Still, Rose has 24 professional wins and eight top-5 finishes in majors, (including at least one in all four majors). And this year he won at Torrey Pines and had high finishes at Sawgrass and the Match Play. Grit, determination and birdie streaks. That’s Justin Rose.
Similarly, Thomas and Molinari have broken their maiden by winning majors. Molinari is the reigning “Champion Golfer of the Year” after besting Tiger at Carnoustie, while the long-hitting Thomas tenderized Quail Hollow at the 2017 PGA Championship. Molinari is, perhaps, the hottest golfer on the planet over the last calendar year if you also take into account his Thunder God smiting of all opponents at last year’s Ryder Cup. Molinari won at Bay Hill and was a semi-finalist at the Match Play. Give him the edge over Thomas, but both are worth a long look on your pairing sheet.
I don’t know which is more sensational, Tommy Fleetwood’s golf or his hair, but I can’t help loving both. He’s a swashbuckling birdie machine that heats up like a microwave, then h e flips his hair and turns every woman in the gallery to goo. He’s a phenomenon, and with an even keel, he should one day cut a more fitting figure as a Master champion as either Sergio Garcia or Patrick Reed did combined in the last two years.
Finally, watch out for Australia’s Marc Leishman. He hangs around leaderboards at majors with remarkable frequency, including a playoff loss to Zach Johnson at St. Andrews in 2015 and a T-4 at the Masters in 2013. He was the PGA Tour rookie of the Year in 2009 and his four PGA Tour wins include Bay Hill and the BMW (a FedEx Cup Playoff event). This year alone he’s had top-5 finishes at Kapalua, the Sony Ope, and Riviera, and he was a quarter-finalist at the Match Play. He’s the kind of guy that could – surprise! – happen to find himself atop the leaderboard after 72 holes.

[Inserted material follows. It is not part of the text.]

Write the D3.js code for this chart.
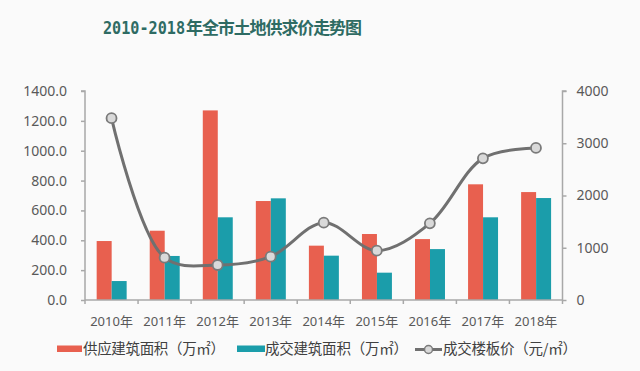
<!DOCTYPE html>
<html><head><meta charset="utf-8">
<script src="https://cdn.jsdelivr.net/npm/d3@7/dist/d3.min.js"></script>
<style>
html,body{margin:0;padding:0;background:#fafafa;}
svg{display:block;}
</style></head>
<body>
<svg id="c" width="640" height="371"></svg>
<script>
const categories = ["2010年","2011年","2012年","2013年","2014年","2015年","2016年","2017年","2018年"];
const supplyArea = [395, 464, 1270, 663, 364, 442, 408, 775, 723];
const dealArea = [127, 295, 554, 681, 297, 183, 341, 554, 683];
const dealPrice = [3480, 810, 670, 830, 1480, 944, 1467, 2711, 2910];
const leftTicks = [0, 200, 400, 600, 800, 1000, 1200, 1400];
const rightTicks = [0, 1000, 2000, 3000, 4000];
const seriesNames = ["供应建筑面积（万㎡）", "成交建筑面积（万㎡）", "成交楼板价（元/㎡）"];
const titleNum = "2010-2018";
const titleCjk = "年全市土地供求价走势图";

const svg = d3.select("#c");
const L = 85, R = 562.5, T = 91, B = 300;
const red = "#E8604F", teal = "#1B9DAA", lineC = "#707070", axisC = "#a8a8a8", txtC = "#595959";

const x = d3.scaleBand().domain(categories).range([L, R]).padding(0);
const bw = x.bandwidth();
const x1 = d3.scaleBand().domain(["s","d"]).range([bw*0.22, bw*0.785]).padding(0);
const yL = d3.scaleLinear().domain([0, 1400]).range([B, T]);
const yR = d3.scaleLinear().domain([0, 4000]).range([B, T]);

// title
const title = svg.append("text").attr("y", 34).attr("fill", "#2E6B63")
  .style("font-family", "'DejaVu Sans Mono','Noto Sans CJK SC',monospace").style("font-weight", "bold").style("font-size", "17px");
title.append("tspan").attr("x", 103).attr("textLength", 82).attr("lengthAdjust","spacingAndGlyphs").text(titleNum);
title.append("tspan").attr("x", 186).attr("textLength", 176).attr("lengthAdjust","spacing")
  .style("font-family", "'Noto Sans CJK SC'").text(titleCjk);

// bars
const g = svg.append("g");
categories.forEach((c, i) => {
  g.append("rect").attr("x", x(c) + x1("s")).attr("width", x1.bandwidth())
    .attr("y", yL(supplyArea[i])).attr("height", B - yL(supplyArea[i])).attr("fill", red);
  g.append("rect").attr("x", x(c) + x1("d")).attr("width", x1.bandwidth())
    .attr("y", yL(dealArea[i])).attr("height", B - yL(dealArea[i])).attr("fill", teal);
});

// axes
const axL = svg.append("g").attr("transform", `translate(${L},0)`)
  .call(d3.axisLeft(yL).tickValues(leftTicks).tickFormat(d3.format(".1f")).tickSize(4).tickPadding(14));
const axR = svg.append("g").attr("transform", `translate(${R},0)`)
  .call(d3.axisRight(yR).tickValues(rightTicks).tickFormat(d3.format("d")).tickSize(4).tickPadding(10));
const axB = svg.append("g").attr("transform", `translate(0,${B})`)
  .call(d3.axisBottom(x).tickSize(0).tickPadding(17));
// boundary ticks on bottom axis
const bounds = categories.map(c => x(c)).concat([R]);
svg.append("g").selectAll("line").data(bounds).join("line")
  .attr("x1", d => d).attr("x2", d => d).attr("y1", B).attr("y2", B + 4)
  .attr("stroke", axisC).attr("stroke-width", 1.5);

[axL, axR, axB].forEach(a => {
  a.select(".domain").attr("stroke", axisC).attr("stroke-width", 1.5);
  a.selectAll(".tick line").attr("stroke", axisC).attr("stroke-width", 1.5);
  a.selectAll("text").attr("fill", txtC).style("font-family", "'Noto Sans','Noto Sans CJK SC',sans-serif");
});
axL.selectAll("text").style("font-size", "14px");
axR.selectAll("text").style("font-size", "14px");
axB.selectAll("text").style("font-size", "13px").style("font-family", "'Noto Sans','Noto Sans CJK SC',sans-serif");
axL.select(".domain").attr("d", `M-4,${T}H0V${B}`);
axR.select(".domain").attr("d", `M4,${T}H0V${B}`);
axB.select(".domain").attr("d", `M${L},0H${R}`);

// line
const cx = c => x(c) + bw / 2;
const line = d3.line().x((d, i) => cx(categories[i])).y(d => yR(d)).curve(d3.curveCatmullRom.alpha(0.5));
svg.append("path").attr("d", line(dealPrice)).attr("fill", "none").attr("stroke", lineC).attr("stroke-width", 3);
svg.append("g").selectAll("circle").data(dealPrice).join("circle")
  .attr("cx", (d, i) => cx(categories[i])).attr("cy", d => yR(d)).attr("r", 5)
  .attr("fill", "#d9d9d9").attr("stroke", "#7a7a7a").attr("stroke-width", 1.8);

// legend
const lg = svg.append("g").style("font-family", "'Noto Sans CJK SC',sans-serif").style("font-size", "14.5px").attr("fill", "#404040");
lg.append("rect").attr("x", 57).attr("y", 345.5).attr("width", 25).attr("height", 6.5).attr("fill", red);
lg.append("text").attr("x", 83).attr("y", 354).attr("textLength", 142).attr("lengthAdjust","spacing").text(seriesNames[0]);
lg.append("rect").attr("x", 237).attr("y", 345.5).attr("width", 28).attr("height", 6.5).attr("fill", teal);
lg.append("text").attr("x", 265).attr("y", 354).attr("textLength", 143).attr("lengthAdjust","spacing").text(seriesNames[1]);
lg.append("line").attr("x1", 415).attr("x2", 442).attr("y1", 349.5).attr("y2", 349.5).attr("stroke", lineC).attr("stroke-width", 3);
lg.append("circle").attr("cx", 428.5).attr("cy", 349.5).attr("r", 4).attr("fill", "#d9d9d9").attr("stroke", "#7a7a7a").attr("stroke-width", 1.5);
lg.append("text").attr("x", 443).attr("y", 354).attr("textLength", 134).attr("lengthAdjust","spacing").text(seriesNames[2]);
</script>
</body></html>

And so for one glorious week, we can all leave bitterness and rancor and anger behind. The Masters is here, and its our golf elixir: refreshing restorative, reinvigorating. The golf season has truly begun, and the dazzling sunrise reflecting brilliantly off Rae’s Creek is only surpassed the irresistible glimmer of the moonlight as day declines. Spring has sprung in the hearts of all golfers, and for one week, no matter who wins or loses, the true winner of the Masters is alaways the sports viewing public. And that’s just how Jones and Roberts would want it.